Task
Give back the full listing, character for character, with no pictures.
######
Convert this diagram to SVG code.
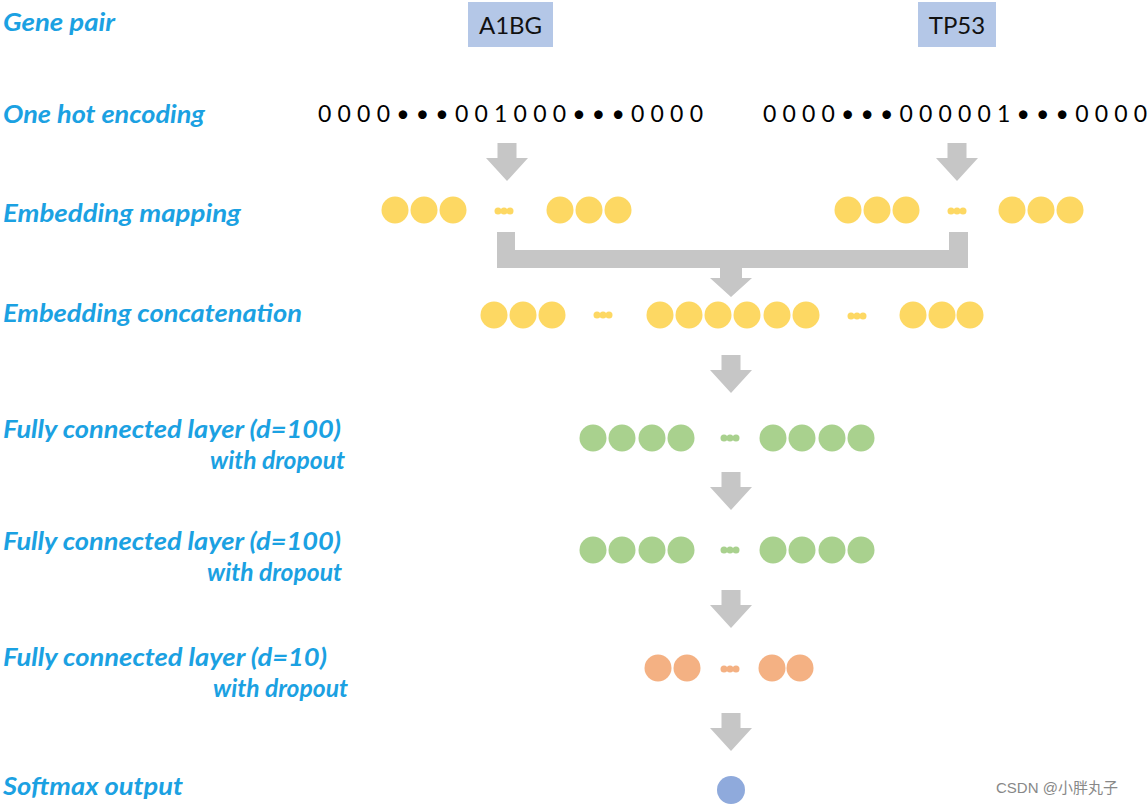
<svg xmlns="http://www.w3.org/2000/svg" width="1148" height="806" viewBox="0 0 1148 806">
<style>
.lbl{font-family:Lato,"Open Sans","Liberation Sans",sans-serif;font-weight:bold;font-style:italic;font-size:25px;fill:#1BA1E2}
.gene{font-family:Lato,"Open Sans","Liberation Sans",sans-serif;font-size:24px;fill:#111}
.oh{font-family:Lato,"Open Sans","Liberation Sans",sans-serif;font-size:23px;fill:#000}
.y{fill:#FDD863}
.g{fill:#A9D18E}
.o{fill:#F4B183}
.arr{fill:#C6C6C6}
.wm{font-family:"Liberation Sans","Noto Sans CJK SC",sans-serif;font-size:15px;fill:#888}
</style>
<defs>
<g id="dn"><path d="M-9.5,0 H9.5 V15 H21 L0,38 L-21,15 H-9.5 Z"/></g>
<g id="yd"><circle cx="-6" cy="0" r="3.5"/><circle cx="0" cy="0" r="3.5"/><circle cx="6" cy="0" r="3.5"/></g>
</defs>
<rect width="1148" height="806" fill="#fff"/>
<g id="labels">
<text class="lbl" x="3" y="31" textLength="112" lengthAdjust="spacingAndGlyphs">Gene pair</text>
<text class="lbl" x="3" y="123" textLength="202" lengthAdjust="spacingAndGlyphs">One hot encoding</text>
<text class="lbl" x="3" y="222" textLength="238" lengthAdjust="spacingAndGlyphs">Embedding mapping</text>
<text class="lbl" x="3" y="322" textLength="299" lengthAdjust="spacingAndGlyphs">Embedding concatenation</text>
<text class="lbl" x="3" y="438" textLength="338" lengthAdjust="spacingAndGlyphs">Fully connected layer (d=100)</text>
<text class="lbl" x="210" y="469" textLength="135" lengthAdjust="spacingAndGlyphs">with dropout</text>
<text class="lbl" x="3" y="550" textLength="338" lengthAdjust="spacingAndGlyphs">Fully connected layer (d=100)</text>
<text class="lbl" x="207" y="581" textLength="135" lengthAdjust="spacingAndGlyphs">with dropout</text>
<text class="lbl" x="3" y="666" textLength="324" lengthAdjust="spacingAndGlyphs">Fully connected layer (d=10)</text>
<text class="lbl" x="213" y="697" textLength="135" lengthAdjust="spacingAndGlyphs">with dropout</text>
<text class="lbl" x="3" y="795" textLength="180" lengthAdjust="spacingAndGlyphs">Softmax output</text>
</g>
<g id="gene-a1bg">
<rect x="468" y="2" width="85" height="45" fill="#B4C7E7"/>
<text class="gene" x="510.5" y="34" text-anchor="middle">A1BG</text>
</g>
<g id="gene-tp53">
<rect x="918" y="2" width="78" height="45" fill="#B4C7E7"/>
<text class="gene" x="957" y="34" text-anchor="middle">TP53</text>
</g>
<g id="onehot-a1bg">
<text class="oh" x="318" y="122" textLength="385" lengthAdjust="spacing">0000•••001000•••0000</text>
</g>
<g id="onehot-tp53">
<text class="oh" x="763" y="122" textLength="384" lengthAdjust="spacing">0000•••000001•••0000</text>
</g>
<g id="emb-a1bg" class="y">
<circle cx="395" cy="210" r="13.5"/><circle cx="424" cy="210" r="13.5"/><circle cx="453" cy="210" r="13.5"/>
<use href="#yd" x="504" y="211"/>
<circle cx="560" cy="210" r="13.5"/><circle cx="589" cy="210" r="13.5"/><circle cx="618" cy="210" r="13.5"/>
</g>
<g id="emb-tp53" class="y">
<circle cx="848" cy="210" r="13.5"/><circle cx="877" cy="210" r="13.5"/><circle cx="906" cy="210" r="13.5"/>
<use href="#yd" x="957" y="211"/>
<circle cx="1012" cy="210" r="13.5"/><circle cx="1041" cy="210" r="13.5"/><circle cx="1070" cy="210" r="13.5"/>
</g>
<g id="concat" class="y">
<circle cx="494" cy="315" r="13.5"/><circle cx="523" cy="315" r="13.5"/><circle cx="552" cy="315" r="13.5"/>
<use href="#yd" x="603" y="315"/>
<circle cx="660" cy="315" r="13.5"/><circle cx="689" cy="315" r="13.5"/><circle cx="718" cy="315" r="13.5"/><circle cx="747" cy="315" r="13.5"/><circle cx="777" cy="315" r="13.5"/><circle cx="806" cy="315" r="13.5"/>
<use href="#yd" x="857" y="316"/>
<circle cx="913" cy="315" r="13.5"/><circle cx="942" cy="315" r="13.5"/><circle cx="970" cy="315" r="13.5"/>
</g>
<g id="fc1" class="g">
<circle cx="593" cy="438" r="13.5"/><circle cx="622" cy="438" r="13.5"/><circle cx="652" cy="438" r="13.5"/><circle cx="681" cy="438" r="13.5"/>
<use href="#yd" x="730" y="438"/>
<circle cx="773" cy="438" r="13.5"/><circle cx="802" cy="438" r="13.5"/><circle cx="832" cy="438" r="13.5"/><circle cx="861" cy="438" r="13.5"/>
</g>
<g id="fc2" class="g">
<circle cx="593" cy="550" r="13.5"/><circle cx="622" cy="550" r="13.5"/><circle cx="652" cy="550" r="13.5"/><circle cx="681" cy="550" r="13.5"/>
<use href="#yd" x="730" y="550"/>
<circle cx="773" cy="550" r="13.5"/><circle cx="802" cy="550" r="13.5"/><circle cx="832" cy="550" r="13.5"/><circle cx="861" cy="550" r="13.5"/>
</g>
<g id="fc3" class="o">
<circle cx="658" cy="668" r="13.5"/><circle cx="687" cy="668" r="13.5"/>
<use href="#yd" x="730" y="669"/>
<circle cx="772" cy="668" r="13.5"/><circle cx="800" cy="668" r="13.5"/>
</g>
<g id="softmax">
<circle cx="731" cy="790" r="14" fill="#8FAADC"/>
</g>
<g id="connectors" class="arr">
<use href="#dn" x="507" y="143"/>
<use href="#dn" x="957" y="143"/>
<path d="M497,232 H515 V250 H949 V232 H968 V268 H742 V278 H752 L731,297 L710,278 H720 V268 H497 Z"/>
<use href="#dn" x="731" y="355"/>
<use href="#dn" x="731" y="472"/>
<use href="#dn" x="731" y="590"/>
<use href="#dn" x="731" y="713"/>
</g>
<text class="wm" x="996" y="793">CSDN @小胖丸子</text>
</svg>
######
Full response
Convert this diagram to SVG code.
<svg xmlns="http://www.w3.org/2000/svg" width="1148" height="806" viewBox="0 0 1148 806">
<style>
.lbl{font-family:Lato,"Open Sans","Liberation Sans",sans-serif;font-weight:bold;font-style:italic;font-size:25px;fill:#1BA1E2}
.gene{font-family:Lato,"Open Sans","Liberation Sans",sans-serif;font-size:24px;fill:#111}
.oh{font-family:Lato,"Open Sans","Liberation Sans",sans-serif;font-size:23px;fill:#000}
.y{fill:#FDD863}
.g{fill:#A9D18E}
.o{fill:#F4B183}
.arr{fill:#C6C6C6}
.wm{font-family:"Liberation Sans","Noto Sans CJK SC",sans-serif;font-size:15px;fill:#888}
</style>
<defs>
<g id="dn"><path d="M-9.5,0 H9.5 V15 H21 L0,38 L-21,15 H-9.5 Z"/></g>
<g id="yd"><circle cx="-6" cy="0" r="3.5"/><circle cx="0" cy="0" r="3.5"/><circle cx="6" cy="0" r="3.5"/></g>
</defs>
<rect width="1148" height="806" fill="#fff"/>
<g id="labels">
<text class="lbl" x="3" y="31" textLength="112" lengthAdjust="spacingAndGlyphs">Gene pair</text>
<text class="lbl" x="3" y="123" textLength="202" lengthAdjust="spacingAndGlyphs">One hot encoding</text>
<text class="lbl" x="3" y="222" textLength="238" lengthAdjust="spacingAndGlyphs">Embedding mapping</text>
<text class="lbl" x="3" y="322" textLength="299" lengthAdjust="spacingAndGlyphs">Embedding concatenation</text>
<text class="lbl" x="3" y="438" textLength="338" lengthAdjust="spacingAndGlyphs">Fully connected layer (d=100)</text>
<text class="lbl" x="210" y="469" textLength="135" lengthAdjust="spacingAndGlyphs">with dropout</text>
<text class="lbl" x="3" y="550" textLength="338" lengthAdjust="spacingAndGlyphs">Fully connected layer (d=100)</text>
<text class="lbl" x="207" y="581" textLength="135" lengthAdjust="spacingAndGlyphs">with dropout</text>
<text class="lbl" x="3" y="666" textLength="324" lengthAdjust="spacingAndGlyphs">Fully connected layer (d=10)</text>
<text class="lbl" x="213" y="697" textLength="135" lengthAdjust="spacingAndGlyphs">with dropout</text>
<text class="lbl" x="3" y="795" textLength="180" lengthAdjust="spacingAndGlyphs">Softmax output</text>
</g>
<g id="gene-a1bg">
<rect x="468" y="2" width="85" height="45" fill="#B4C7E7"/>
<text class="gene" x="510.5" y="34" text-anchor="middle">A1BG</text>
</g>
<g id="gene-tp53">
<rect x="918" y="2" width="78" height="45" fill="#B4C7E7"/>
<text class="gene" x="957" y="34" text-anchor="middle">TP53</text>
</g>
<g id="onehot-a1bg">
<text class="oh" x="318" y="122" textLength="385" lengthAdjust="spacing">0000•••001000•••0000</text>
</g>
<g id="onehot-tp53">
<text class="oh" x="763" y="122" textLength="384" lengthAdjust="spacing">0000•••000001•••0000</text>
</g>
<g id="emb-a1bg" class="y">
<circle cx="395" cy="210" r="13.5"/><circle cx="424" cy="210" r="13.5"/><circle cx="453" cy="210" r="13.5"/>
<use href="#yd" x="504" y="211"/>
<circle cx="560" cy="210" r="13.5"/><circle cx="589" cy="210" r="13.5"/><circle cx="618" cy="210" r="13.5"/>
</g>
<g id="emb-tp53" class="y">
<circle cx="848" cy="210" r="13.5"/><circle cx="877" cy="210" r="13.5"/><circle cx="906" cy="210" r="13.5"/>
<use href="#yd" x="957" y="211"/>
<circle cx="1012" cy="210" r="13.5"/><circle cx="1041" cy="210" r="13.5"/><circle cx="1070" cy="210" r="13.5"/>
</g>
<g id="concat" class="y">
<circle cx="494" cy="315" r="13.5"/><circle cx="523" cy="315" r="13.5"/><circle cx="552" cy="315" r="13.5"/>
<use href="#yd" x="603" y="315"/>
<circle cx="660" cy="315" r="13.5"/><circle cx="689" cy="315" r="13.5"/><circle cx="718" cy="315" r="13.5"/><circle cx="747" cy="315" r="13.5"/><circle cx="777" cy="315" r="13.5"/><circle cx="806" cy="315" r="13.5"/>
<use href="#yd" x="857" y="316"/>
<circle cx="913" cy="315" r="13.5"/><circle cx="942" cy="315" r="13.5"/><circle cx="970" cy="315" r="13.5"/>
</g>
<g id="fc1" class="g">
<circle cx="593" cy="438" r="13.5"/><circle cx="622" cy="438" r="13.5"/><circle cx="652" cy="438" r="13.5"/><circle cx="681" cy="438" r="13.5"/>
<use href="#yd" x="730" y="438"/>
<circle cx="773" cy="438" r="13.5"/><circle cx="802" cy="438" r="13.5"/><circle cx="832" cy="438" r="13.5"/><circle cx="861" cy="438" r="13.5"/>
</g>
<g id="fc2" class="g">
<circle cx="593" cy="550" r="13.5"/><circle cx="622" cy="550" r="13.5"/><circle cx="652" cy="550" r="13.5"/><circle cx="681" cy="550" r="13.5"/>
<use href="#yd" x="730" y="550"/>
<circle cx="773" cy="550" r="13.5"/><circle cx="802" cy="550" r="13.5"/><circle cx="832" cy="550" r="13.5"/><circle cx="861" cy="550" r="13.5"/>
</g>
<g id="fc3" class="o">
<circle cx="658" cy="668" r="13.5"/><circle cx="687" cy="668" r="13.5"/>
<use href="#yd" x="730" y="669"/>
<circle cx="772" cy="668" r="13.5"/><circle cx="800" cy="668" r="13.5"/>
</g>
<g id="softmax">
<circle cx="731" cy="790" r="14" fill="#8FAADC"/>
</g>
<g id="connectors" class="arr">
<use href="#dn" x="507" y="143"/>
<use href="#dn" x="957" y="143"/>
<path d="M497,232 H515 V250 H949 V232 H968 V268 H742 V278 H752 L731,297 L710,278 H720 V268 H497 Z"/>
<use href="#dn" x="731" y="355"/>
<use href="#dn" x="731" y="472"/>
<use href="#dn" x="731" y="590"/>
<use href="#dn" x="731" y="713"/>
</g>
<text class="wm" x="996" y="793">CSDN @小胖丸子</text>
</svg>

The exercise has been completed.